Print the listing from its top line through the line containing "from matplotlib.patches import Rectangle", nothing more, and leave out the pictures.
-- Begin --
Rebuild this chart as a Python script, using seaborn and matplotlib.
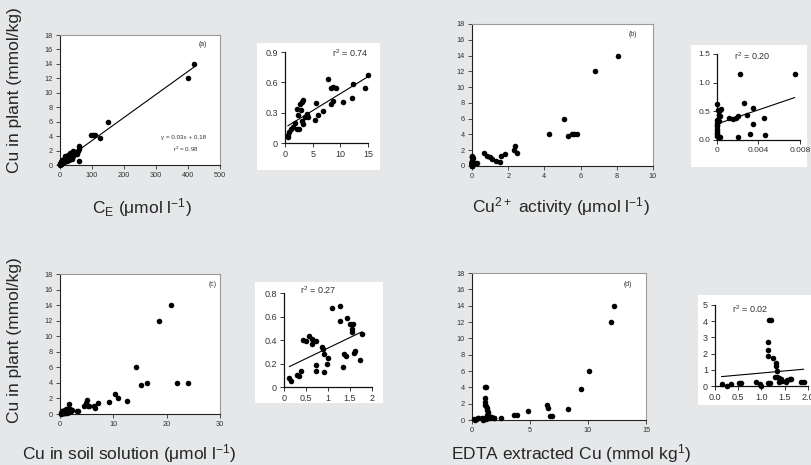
import numpy as np
import matplotlib
matplotlib.use("Agg")
import matplotlib.pyplot as plt
import seaborn as sns
from matplotlib.patches import Rectangle

sns.set_theme(style="ticks")
plt.rcParams["font.family"] = ["Liberation Sans", "DejaVu Sans"]
plt.rcParams["mathtext.default"] = "regular"

# ---------------- data ----------------
# (a) Cu in plant vs C_E ; low-range subset shown in inset
a_in_x = [15.0, 12.3, 14.5, 12.1, 10.4, 7.8, 8.3, 8.7, 9.2, 8.6, 8.4, 6.9, 6.0, 5.6, 5.4,
          4.2, 3.9, 3.6, 3.3, 3.0, 2.8, 2.9, 2.1, 2.3, 3.0, 3.3, 2.1, 2.6, 1.8, 1.5, 1.0,
          0.8, 0.6, 0.5]
a_in_y = [0.67, 0.58, 0.54, 0.45, 0.41, 0.63, 0.54, 0.55, 0.54, 0.42, 0.39, 0.32, 0.28, 0.40, 0.23,
          0.26, 0.29, 0.26, 0.43, 0.41, 0.39, 0.33, 0.34, 0.28, 0.22, 0.19, 0.14, 0.14, 0.20, 0.16, 0.14,
          0.11, 0.08, 0.06]
a_hi_x = [420, 400, 150, 97, 104, 110, 125, 58, 59, 56, 50, 45, 40, 35, 31, 26, 20, 16,
          59, 30, 36, 47, 28, 18, 13, 52, 42, 22, 24, 33]
a_hi_y = [14.0, 12.0, 6.0, 4.1, 4.1, 4.1, 3.8, 2.6, 2.2, 1.9, 1.7, 1.8, 1.9, 1.6, 1.6, 1.4, 0.9, 1.3,
          0.6, 1.0, 0.9, 1.5, 0.7, 0.6, 0.8, 1.5, 1.2, 0.5, 1.1, 1.2]

# (b) Cu in plant vs Cu2+ activity
b_in_x = [0.0022, 0.0075, 0.0026, 0.0035, 0.0029, 0.0020, 0.0018, 0.0015, 0.0012, 0.0045,
          0.0035, 0.0032, 0.0046, 0.0020, 0.0003, 0.0, 0.0001, 0.0003, 0.0004, 0.0003,
          0.0002, 0.0, 0.0, 0.0, 0.0, 0.0, 0.0, 0.0, 0.0, 0.0, 0.0001, 0.0002]
b_in_y = [1.15, 1.15, 0.65, 0.56, 0.44, 0.41, 0.38, 0.37, 0.38, 0.39,
          0.28, 0.10, 0.09, 0.05, 0.05, 0.62, 0.52, 0.53, 0.54, 0.42,
          0.44, 0.35, 0.30, 0.27, 0.24, 0.20, 0.16, 0.13, 0.10, 0.07, 0.05, 0.33]
b_hi_x = [8.05, 6.8, 5.1, 4.25, 5.3, 5.5, 5.63, 5.78, 2.39, 2.3, 2.51, 1.82, 1.6, 1.52, 1.34,
          1.0, 1.1, 0.68, 0.83, 0.28, 0.18, 0.02, 0.03]
b_hi_y = [14.0, 12.0, 6.0, 4.1, 3.85, 4.05, 4.05, 4.05, 2.5, 2.0, 1.7, 1.5, 1.3, 0.47, 0.64,
          1.15, 0.95, 1.67, 1.3, 0.35, 0.35, 1.3, 1.0]

# (c) Cu in plant vs Cu in soil solution
c_in_x = [0.12, 0.15, 0.30, 0.35, 0.39, 0.44, 0.50, 0.56, 0.63, 0.63, 0.73, 0.73, 0.73, 0.86,
          0.88, 0.91, 0.91, 0.97, 0.99, 1.09, 1.28, 1.28, 1.34, 1.37, 1.41, 1.43, 1.50, 1.57,
          1.54, 1.54, 1.58, 1.62, 1.73, 1.77]
c_in_y = [0.077, 0.05, 0.10, 0.09, 0.14, 0.40, 0.395, 0.43, 0.41, 0.37, 0.39, 0.19, 0.14, 0.34,
          0.32, 0.28, 0.13, 0.20, 0.25, 0.67, 0.69, 0.56, 0.17, 0.28, 0.26, 0.59, 0.54, 0.54,
          0.49, 0.47, 0.29, 0.31, 0.23, 0.45]
c_hi_x = [20.75, 18.5, 14.2, 15.1, 16.3, 21.9, 24.0, 12.5, 10.85, 10.4, 9.2, 7.2, 6.56, 6.4,
          5.07, 5.25, 5.5, 4.47, 4.9, 3.4, 3.1, 1.6, 2.0, 2.2, 1.9]
c_hi_y = [14.0, 12.0, 6.0, 3.76, 3.97, 3.97, 3.97, 1.7, 2.05, 2.56, 1.58, 1.41, 0.77, 1.07,
          1.75, 1.07, 0.98, 0.98, 1.41, 0.38, 0.38, 1.24, 0.45, 0.5, 0.6]

# (d) Cu in plant vs EDTA extracted Cu
d_in_x = [0.14, 0.25, 0.34, 0.52, 0.55, 0.89, 0.96, 0.98, 1.14, 1.19, 1.16, 1.21, 1.14, 1.14,
          1.14, 1.24, 1.31, 1.32, 1.34, 1.29, 1.34, 1.38, 1.43, 1.45, 1.52, 1.54, 1.61, 1.64,
          1.86, 1.91, 1.38]
d_in_y = [0.10, 0.02, 0.12, 0.20, 0.20, 0.25, 0.12, 0.02, 0.20, 0.16, 4.1, 4.1, 2.7, 2.2,
          1.85, 1.7, 1.44, 1.23, 0.95, 0.58, 0.53, 0.47, 0.41, 0.33, 0.27, 0.37, 0.41, 0.41,
          0.25, 0.25, 0.27]
d_hi_x = [12.26, 11.97, 10.07, 9.43, 8.28, 6.92, 6.7, 6.49, 6.58, 4.82, 3.89, 3.66, 2.51]
d_hi_y = [14.0, 12.0, 6.0, 3.77, 1.35, 0.53, 0.45, 1.84, 1.5, 1.07, 0.61, 0.61, 0.29]

main_yticks = list(range(0, 19, 2))
a_xticks = [0, 100, 200, 300, 400, 500]
b_xticks = [0, 2, 4, 6, 8, 10]
c_xticks = [0, 10, 20, 30]
d_xticks = [0, 5, 10, 15]

ia_xticks, ia_xlabels = [0, 5, 10, 15], ["0", "5", "10", "15"]
ia_yticks, ia_ylabels = [0, 0.3, 0.6, 0.9], ["0", "0.3", "0.6", "0.9"]
ib_xticks, ib_xlabels = [0, 0.004, 0.008], ["0", "0.004", "0.008"]
ib_yticks, ib_ylabels = [0, 0.5, 1.0, 1.5], ["0.0", "0.5", "1.0", "1.5"]
ic_xticks, ic_xlabels = [0, 0.5, 1, 1.5, 2], ["0", "0.5", "1", "1.5", "2"]
ic_yticks, ic_ylabels = [0, 0.2, 0.4, 0.6, 0.8], ["0", "0.2", "0.4", "0.6", "0.8"]
id_xticks, id_xlabels = [0, 0.5, 1.0, 1.5, 2.0], ["0.0", "0.5", "1.0", "1.5", "2.0"]
id_yticks, id_ylabels = [0, 1, 2, 3, 4, 5], ["0", "1", "2", "3", "4", "5"]

r2_labels = ["0.74", "0.20", "0.27", "0.02"]

# ---------------- figure ----------------
W, H = 812, 465
fig = plt.figure(figsize=(W / 100, H / 100), dpi=100)
fig.patch.set_facecolor("#e6e7e9")


def box(x0, y0, x1, y1):
    return [x0 / W, 1 - y1 / H, (x1 - x0) / W, (y1 - y0) / H]


def ftext(x, y, s, **kw):
    fig.text(x / W, 1 - y / H, s, **kw)


def white_panel(x0, y0, x1, y1):
    fig.patches.append(Rectangle((x0 / W, 1 - y1 / H), (x1 - x0) / W, (y1 - y0) / H,
                                 transform=fig.transFigure, facecolor="white",
                                 edgecolor="none", zorder=-1))


def scatter_fit(ax, x, y, fit, s):
    sns.scatterplot(x=x, y=y, ax=ax, color="black", s=s, linewidth=0, clip_on=False, zorder=3)
    if fit:
        sns.regplot(x=np.asarray(x), y=np.asarray(y), ax=ax, scatter=False, ci=None,
                    truncate=True, color="black", line_kws=dict(lw=0.8))


def main_panel(rect, x, y, xlim, xticks, fit=False):
    ax = fig.add_axes(box(*rect))
    scatter_fit(ax, x, y, fit, 16)
    ax.set_facecolor("white")
    ax.set_xlim(xlim)
    ax.set_ylim(0, 18)
    ax.set_xticks(xticks)
    ax.set_yticks(main_yticks)
    for s in ["top", "right"]:
        ax.spines[s].set_color("#9a9a9a")
        ax.spines[s].set_linewidth(0.8)
    for s in ["left", "bottom"]:
        ax.spines[s].set_color("#222222")
        ax.spines[s].set_linewidth(0.8)
    ax.tick_params(direction="out", length=3, width=0.6, labelsize=5.3,
                   colors="#333333", pad=2)
    ax.set_xlabel("")
    ax.set_ylabel("")
    return ax


def inset_panel(rect, bg, x, y, xlim, ylim, xt, xl, yt, yl, fs=6.5):
    white_panel(*bg)
    ax = fig.add_axes(box(*rect))
    scatter_fit(ax, x, y, True, 16)
    ax.set_facecolor("white")
    ax.set_xlim(xlim)
    ax.set_ylim(ylim)
    ax.set_xticks(xt)
    ax.set_xticklabels(xl)
    ax.set_yticks(yt)
    ax.set_yticklabels(yl)
    sns.despine(ax=ax)
    for s in ["left", "bottom"]:
        ax.spines[s].set_color("#111111")
        ax.spines[s].set_linewidth(0.9)
    ax.tick_params(direction="out", length=3, width=0.7, labelsize=fs,
                   colors="#333333", pad=2)
    ax.set_xlabel("")
    ax.set_ylabel("")
    return ax


# panel (a)
main_panel((60, 35, 220, 165), a_in_x + a_hi_x, a_in_y + a_hi_y, (0, 500), a_xticks, fit=True)
inset_panel((285, 52, 368, 143), (257, 43, 380, 170), a_in_x, a_in_y, (0, 15), (0, 0.9),
            ia_xticks, ia_xlabels, ia_yticks, ia_ylabels)

# panel (b)
main_panel((472, 24, 653, 166), b_in_x + b_hi_x, b_in_y + b_hi_y, (0, 10), b_xticks)
inset_panel((717, 54, 800, 140), (691, 45, 807, 167), b_in_x, b_in_y, (0, 0.008), (0, 1.5),
            ib_xticks, ib_xlabels, ib_yticks, ib_ylabels, fs=6)

# panel (c)
main_panel((60, 274, 220, 414), c_in_x + c_hi_x, c_in_y + c_hi_y, (0, 30), c_xticks)
inset_panel((284, 293, 372, 387), (255, 282, 383, 403), c_in_x, c_in_y, (0, 2), (0, 0.8),
            ic_xticks, ic_xlabels, ic_yticks, ic_ylabels)

# panel (d)
main_panel((472, 273, 646, 420), d_in_x + d_hi_x, d_in_y + d_hi_y, (0, 15), d_xticks)
inset_panel((715, 305, 808, 386), (698, 295, 820, 405), d_in_x, d_in_y, (0, 2.0), (0, 5),
            id_xticks, id_xlabels, id_yticks, id_ylabels)

# panel tags
for (px, py), tag in zip([(203, 45), (633, 35), (213, 284), (628, 284)],
                         ["(a)", "(b)", "(c)", "(d)"]):
    ftext(px, py, tag, fontsize=5, ha="center", va="center", color="#333333")

# fitted equation in (a)
ftext(184, 137, "y = 0.03x + 0.18", fontsize=4.5, ha="center", va="center", color="#333333")
ftext(186, 149, "r$^2$ = 0.98", fontsize=4.5, ha="center", va="center", color="#333333")

# r² in insets
for (px, py), r2 in zip([(350, 53), (752, 56), (318, 290), (750, 309)], r2_labels):
    ftext(px, py, "r$^2$ = " + r2, fontsize=6.5, ha="center", va="center", color="#333333")

# axis titles
ylab = "Cu in plant (mmol/kg)"
ftext(15, 90, ylab, rotation=90, fontsize=12.5, ha="center", va="center")
ftext(15, 340, ylab, rotation=90, fontsize=12.5, ha="center", va="center")
ftext(142, 208, "C$_E$ (μmol l$^{-1}$)", fontsize=12.5, ha="center", va="center")
ftext(561, 207, "Cu$^{2+}$ activity (μmol l$^{-1}$)", fontsize=12.5, ha="center", va="center")
ftext(129, 454, "Cu in soil solution (μmol l$^{-1}$)", fontsize=12.5, ha="center", va="center")
ftext(571, 454, "EDTA extracted Cu (mmol kg$^{1}$)", fontsize=12.5, ha="center", va="center")

fig.savefig("out.png", dpi=100, facecolor=fig.get_facecolor())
-- End --
» **FINISHED EXERCISE**:
Rebuild this chart as a Python script, using seaborn and matplotlib.
import numpy as np
import matplotlib
matplotlib.use("Agg")
import matplotlib.pyplot as plt
import seaborn as sns
from matplotlib.patches import Rectangle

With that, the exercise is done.